Religion provides an implausible and unsatisfactory answer. We’re taught that God always is, has always been and will always be, so shut up with the questions already. You wouldn’t understand and anyway it’s a sin to question the hierarchy. Just put your fingers in your ears and sing la-la-la-I-can’t-hear-you (preferably in Latin). In short, don’t ask and pretend you don't care.

Science doesn’t serve us any better. The current consensus among cosmologists is that the universe began with a big bang, but that also raises questions – what caused the bang? How can an entire universe be compressed into a singularity? Can it happen again? And what came before the big bang?

Stephen Hawking understood more about the physical origins of the universe than anyone. In his book "A Brief History of Time" Hawking wrote that information can’t survive a trip through the big bang, so it’s impossible to know what preceded our universe. In addition, he said that time began with the beginning of the universe. Not only is it impossible to have knowledge of anything prior to the big bang, the very concept of ‘before’ doesn’t apply.

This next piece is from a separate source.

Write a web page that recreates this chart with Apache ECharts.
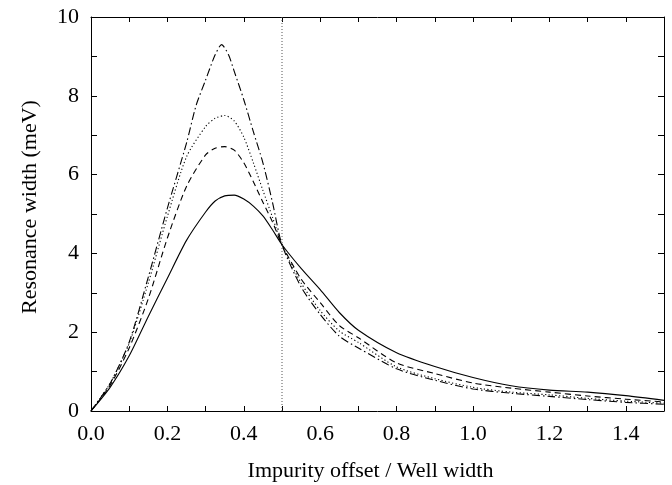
<!DOCTYPE html>
<html lang="en">
<head>
    <meta charset="UTF-8">
    <title>Resonance width</title>
    <script src="https://cdn.jsdelivr.net/npm/echarts@6/dist/echarts.min.js"></script>
    <style>
        html, body { margin: 0; padding: 0; background: #fff; }
        #chart1 { width: 672px; height: 485px; }
    </style>
</head>
<body>
<div id="chart1"></div>
<script>
    // curve values, x = impurity offset / well width
    var xSolid = [0, 0.05, 0.1, 0.15, 0.2, 0.25, 0.3, 0.325, 0.35, 0.375, 0.4, 0.425, 0.45, 0.475, 0.5, 0.55, 0.6, 0.65, 0.7, 0.8, 0.9, 1.0, 1.1, 1.2, 1.3, 1.4, 1.5];
    var ySolid = [0, 0.6, 1.4, 2.4, 3.37, 4.33, 5.05, 5.33, 5.46, 5.48, 5.38, 5.2, 4.95, 4.6, 4.22, 3.62, 3.08, 2.5, 2.05, 1.48, 1.13, 0.85, 0.64, 0.53, 0.48, 0.39, 0.27];

    var xDashed = [0, 0.05, 0.1, 0.15, 0.2, 0.25, 0.3, 0.325, 0.35, 0.375, 0.4, 0.425, 0.45, 0.475, 0.5, 0.55, 0.6, 0.65, 0.7, 0.8, 0.9, 1.0, 1.1, 1.2, 1.3, 1.4, 1.5];
    var yDashed = [0, 0.65, 1.6, 2.85, 4.39, 5.7, 6.5, 6.67, 6.71, 6.62, 6.3, 5.82, 5.3, 4.8, 4.22, 3.35, 2.75, 2.17, 1.86, 1.22, 0.95, 0.71, 0.58, 0.48, 0.38, 0.3, 0.23];

    var xDotted = [0, 0.05, 0.1, 0.15, 0.2, 0.25, 0.3, 0.325, 0.35, 0.375, 0.4, 0.425, 0.45, 0.475, 0.5, 0.55, 0.6, 0.65, 0.7, 0.8, 0.9, 1.0, 1.1, 1.2, 1.3, 1.4, 1.5];
    var yDotted = [0, 0.7, 1.72, 3.25, 4.94, 6.45, 7.22, 7.43, 7.5, 7.36, 6.95, 6.3, 5.6, 4.92, 4.22, 3.25, 2.55, 2.03, 1.74, 1.12, 0.82, 0.6, 0.48, 0.41, 0.32, 0.25, 0.2];

    var xDashDot = [0, 0.05, 0.1, 0.15, 0.2, 0.25, 0.275, 0.3, 0.325, 0.342, 0.36, 0.375, 0.4, 0.425, 0.45, 0.475, 0.5, 0.55, 0.6, 0.65, 0.7, 0.8, 0.9, 1.0, 1.1, 1.2, 1.3, 1.4, 1.5];
    var yDashDot = [0, 0.7, 1.75, 3.4, 5.15, 6.8, 7.75, 8.4, 9.04, 9.3, 9.04, 8.62, 7.9, 7.09, 6.3, 5.3, 4.22, 3.15, 2.45, 1.9, 1.6, 1.07, 0.78, 0.56, 0.45, 0.37, 0.29, 0.22, 0.17];

    var markerX = [0.5, 0.5];
    var markerY = [0, 10];

    function pairs(xs, ys) {
        var out = [];
        for (var i = 0; i < xs.length; i++) {
            out.push([xs[i], ys[i]]);
        }
        return out;
    }

    function curve(xs, ys, type) {
        return {
            type: 'line',
            data: pairs(xs, ys),
            showSymbol: false,
            smooth: 0.25,
            silent: true,
            lineStyle: { color: '#000', width: 1.1, type: type }
        };
    }

    var font = 'Liberation Serif';
    var axisLine = { show: true, onZero: false, lineStyle: { color: '#000', width: 1 } };

    var option = {
        animation: false,
        backgroundColor: '#fff',
        grid: { left: 91, right: 8, top: 17, bottom: 74, outerBoundsMode: 'none' },
        xAxis: [{
            type: 'value', min: 0, max: 1.5, interval: 0.1,
            name: 'Impurity offset / Well width',
            nameLocation: 'middle', nameGap: 49,
            nameTextStyle: { fontFamily: font, fontSize: 22, color: '#000', padding: [0, 14, 0, 0] },
            axisLine: axisLine,
            axisTick: { inside: true, length: 5, lineStyle: { color: '#000' } },
            axisLabel: {
                fontFamily: font, fontSize: 22, color: '#000', margin: 12,
                formatter: function (v) {
                    return Math.round(v * 10) % 2 === 0 ? v.toFixed(1) : '';
                }
            },
            splitLine: { show: false }
        }, {
            type: 'value', min: 0, max: 1.5, interval: 0.1, position: 'top',
            axisLine: axisLine,
            axisTick: { inside: true, length: 5, lineStyle: { color: '#000' } },
            axisLabel: { show: false },
            splitLine: { show: false }
        }],
        yAxis: [{
            type: 'value', min: 0, max: 10, interval: 1,
            name: 'Resonance width (meV)',
            nameLocation: 'middle', nameGap: 50,
            nameTextStyle: { fontFamily: font, fontSize: 22, color: '#000', padding: [0, 0, 0, 14] },
            axisLine: axisLine,
            axisTick: { inside: true, length: 6, lineStyle: { color: '#000' } },
            axisLabel: {
                fontFamily: font, fontSize: 22, color: '#000', margin: 12,
                formatter: function (v) {
                    return v % 2 === 0 ? String(v) : '';
                }
            },
            splitLine: { show: false }
        }, {
            type: 'value', min: 0, max: 10, interval: 1, position: 'right',
            axisLine: axisLine,
            axisTick: { inside: true, length: 6, lineStyle: { color: '#000' } },
            axisLabel: { show: false },
            splitLine: { show: false }
        }],
        series: [
            curve(xSolid, ySolid, 'solid'),
            curve(xDashed, yDashed, [6, 4]),
            curve(xDotted, yDotted, [1.2, 2.4]),
            curve(xDashDot, yDashDot, [8, 3, 1.5, 3]),
            {
                type: 'line',
                data: pairs(markerX, markerY),
                showSymbol: false,
                silent: true,
                lineStyle: { color: '#555', width: 1, type: [1, 2] }
            }
        ]
    };

    var ctx1 = echarts.init(document.getElementById('chart1'));
    ctx1.setOption(option);
</script>
</body>
</html>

Our reality begins with the big bang and that’s all we know or can know. His only answer is that it’s pointless to ask the question. Just put your fingers in your ears and sing la-la-la-I-can’t-hear-you (preferably with equations). In short, don’t ask and pretend it doesn’t matter.

So, whither faith? I can't escape my childhood beliefs and I won't abandon my adult education. I find value in both religion and science, even though neither can provide satisfactory answers. The big questions continue to draw me in, like a moth to a flame. So I continue to believe, continue to doubt, and continue to wonder.

I know that I don’t know, I accept that I can’t know, and I choose to believe anyway. That may be the beginning of faith, but I can’t be certain.